What makes this play so savagely ironic?

            In Sophocles’s Oedipus the King, Oedipus, the protagonist, meets a savagely ironic end at the conclusion of the play. In the beginning, Oedipus seems like a great, majestic hero. Although he has a very obnoxious and conceited attitude, he did save Thebes, and he is the king. While he is not a likable character due to his general attitude, he commands respect because he is a man of action and a man of honor. I came to appreciate how much he cares about Thebes. When he was told what Apollo had declared about the plague, he immediately sent a messenger to the prophet Tiresias, and when he heard of the shepherd who had answers, he immediately sent for him. He also immediately started calling down curses on the culprit of the murder of King Laius because he thought it would save his people.

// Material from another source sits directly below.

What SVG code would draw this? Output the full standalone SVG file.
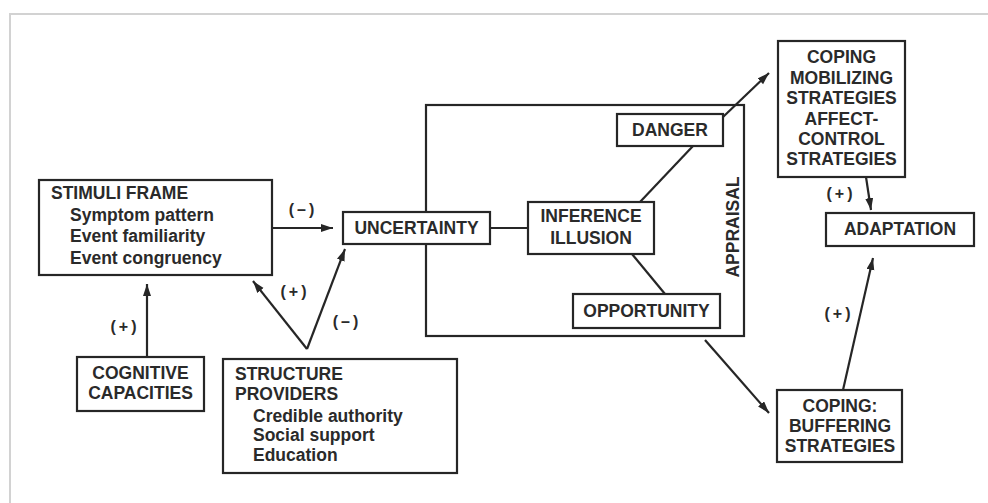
<svg xmlns="http://www.w3.org/2000/svg" width="988" height="503" viewBox="0 0 988 503">
<defs>
<style>
.box{fill:#fff;stroke:#262626;stroke-width:2.2}
.ln{stroke:#262626;stroke-width:2.2;fill:none}
.t{font-family:"Liberation Sans",Arial,sans-serif;font-weight:bold;font-size:17.5px;fill:#2a2a2a}
.c{text-anchor:middle}
.lb{font-family:"Liberation Sans",Arial,sans-serif;font-weight:bold;font-size:16px;fill:#2a2a2a;text-anchor:middle;letter-spacing:3px}
</style>
<marker id="ah" markerUnits="userSpaceOnUse" markerWidth="14" markerHeight="10" refX="12" refY="4" orient="auto">
<path d="M0,0 L12,4 L0,8 z" fill="#262626"/>
</marker>
</defs>
<rect x="0" y="0" width="988" height="503" fill="#fff"/>
<path d="M10,503 V14 H988" fill="none" stroke="#d2d2d2" stroke-width="2"/>

<g id="appraisal">
<rect class="box" x="426" y="105" width="318" height="231"/>
<text class="t c" transform="translate(739,227) rotate(-90)">APPRAISAL</text>
</g>

<g id="connectors">
<line class="ln" x1="272" y1="228" x2="333" y2="228" marker-end="url(#ah)"/>
<line class="ln" x1="147" y1="357" x2="147" y2="284" marker-end="url(#ah)"/>
<line class="ln" x1="307" y1="349" x2="253" y2="281" marker-end="url(#ah)"/>
<line class="ln" x1="307" y1="349" x2="345" y2="249" marker-end="url(#ah)"/>
<line class="ln" x1="490" y1="228" x2="528" y2="228"/>
<line class="ln" x1="640" y1="202" x2="693" y2="146"/>
<line class="ln" x1="632" y1="254" x2="665" y2="294"/>
<line class="ln" x1="723" y1="117" x2="769" y2="73" marker-end="url(#ah)"/>
<line class="ln" x1="866" y1="177" x2="871" y2="210" marker-end="url(#ah)"/>
<line class="ln" x1="705" y1="340" x2="769" y2="413" marker-end="url(#ah)"/>
<line class="ln" x1="843" y1="390" x2="873" y2="258" marker-end="url(#ah)"/>
<text class="lb" x="303" y="215">(–)</text>
<text class="lb" x="125" y="332">(+)</text>
<text class="lb" x="295" y="297">(+)</text>
<text class="lb" x="347" y="327">(–)</text>
<text class="lb" x="841" y="199">(+)</text>
<text class="lb" x="839" y="319">(+)</text>
</g>

<g id="stimuli">
<rect class="box" x="39" y="180" width="233" height="95"/>
<text class="t" x="51" y="199">STIMULI FRAME</text>
<text class="t" x="70" y="220.5">Symptom pattern</text>
<text class="t" x="70" y="242">Event familiarity</text>
<text class="t" x="70" y="263.5">Event congruency</text>
</g>

<g id="uncertainty">
<rect class="box" x="343" y="212" width="147" height="32"/>
<text class="t c" x="416.5" y="234">UNCERTAINTY</text>
</g>

<g id="danger">
<rect class="box" x="617" y="114" width="106" height="32"/>
<text class="t c" x="670" y="136">DANGER</text>
</g>

<g id="inference">
<rect class="box" x="528" y="202" width="126" height="52"/>
<text class="t c" x="591" y="222">INFERENCE</text>
<text class="t c" x="591" y="243.5">ILLUSION</text>
</g>

<g id="opportunity">
<rect class="box" x="573" y="294" width="147" height="34"/>
<text class="t c" x="646.5" y="317">OPPORTUNITY</text>
</g>

<g id="coping-mobilizing">
<rect class="box" x="778" y="41" width="127" height="136"/>
<text class="t c" x="841.5" y="63">COPING</text>
<text class="t c" x="841.5" y="84">MOBILIZING</text>
<text class="t c" x="841.5" y="104">STRATEGIES</text>
<text class="t c" x="841.5" y="124.5">AFFECT-</text>
<text class="t c" x="841.5" y="145">CONTROL</text>
<text class="t c" x="841.5" y="165">STRATEGIES</text>
</g>

<g id="adaptation">
<rect class="box" x="826" y="213" width="148" height="33"/>
<text class="t c" x="900" y="235">ADAPTATION</text>
</g>

<g id="coping-buffering">
<rect class="box" x="777" y="390" width="125" height="72"/>
<text class="t c" x="840" y="412">COPING:</text>
<text class="t c" x="840" y="432">BUFFERING</text>
<text class="t c" x="840" y="452">STRATEGIES</text>
</g>

<g id="cognitive">
<rect class="box" x="77" y="357" width="127" height="54"/>
<text class="t c" x="140.5" y="379">COGNITIVE</text>
<text class="t c" x="140.5" y="399">CAPACITIES</text>
</g>

<g id="structure">
<rect class="box" x="223" y="359" width="234" height="114"/>
<text class="t" x="235" y="380">STRUCTURE</text>
<text class="t" x="235" y="400">PROVIDERS</text>
<text class="t" x="253" y="421.5">Credible authority</text>
<text class="t" x="253" y="441">Social support</text>
<text class="t" x="253" y="460.5">Education</text>
</g>
</svg>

Interestingly, they are not even his people by blood, because he is a foreigner. During his stay in Thebes, re rose up from a runaway from Corinth to the king of Thebes. This made his fall incredibly harsh because the bigger they are, the harder they fall. It is extremely ironic that the killer and the cause of the deathly plague was him. He was supposed to be the champion of Thebes, but instead turned out to be quite the opposite. All his hatred towards the criminal that murdered Laius turned inward and he destroyed himself. In the end, he became the very person he sought to bring to justice.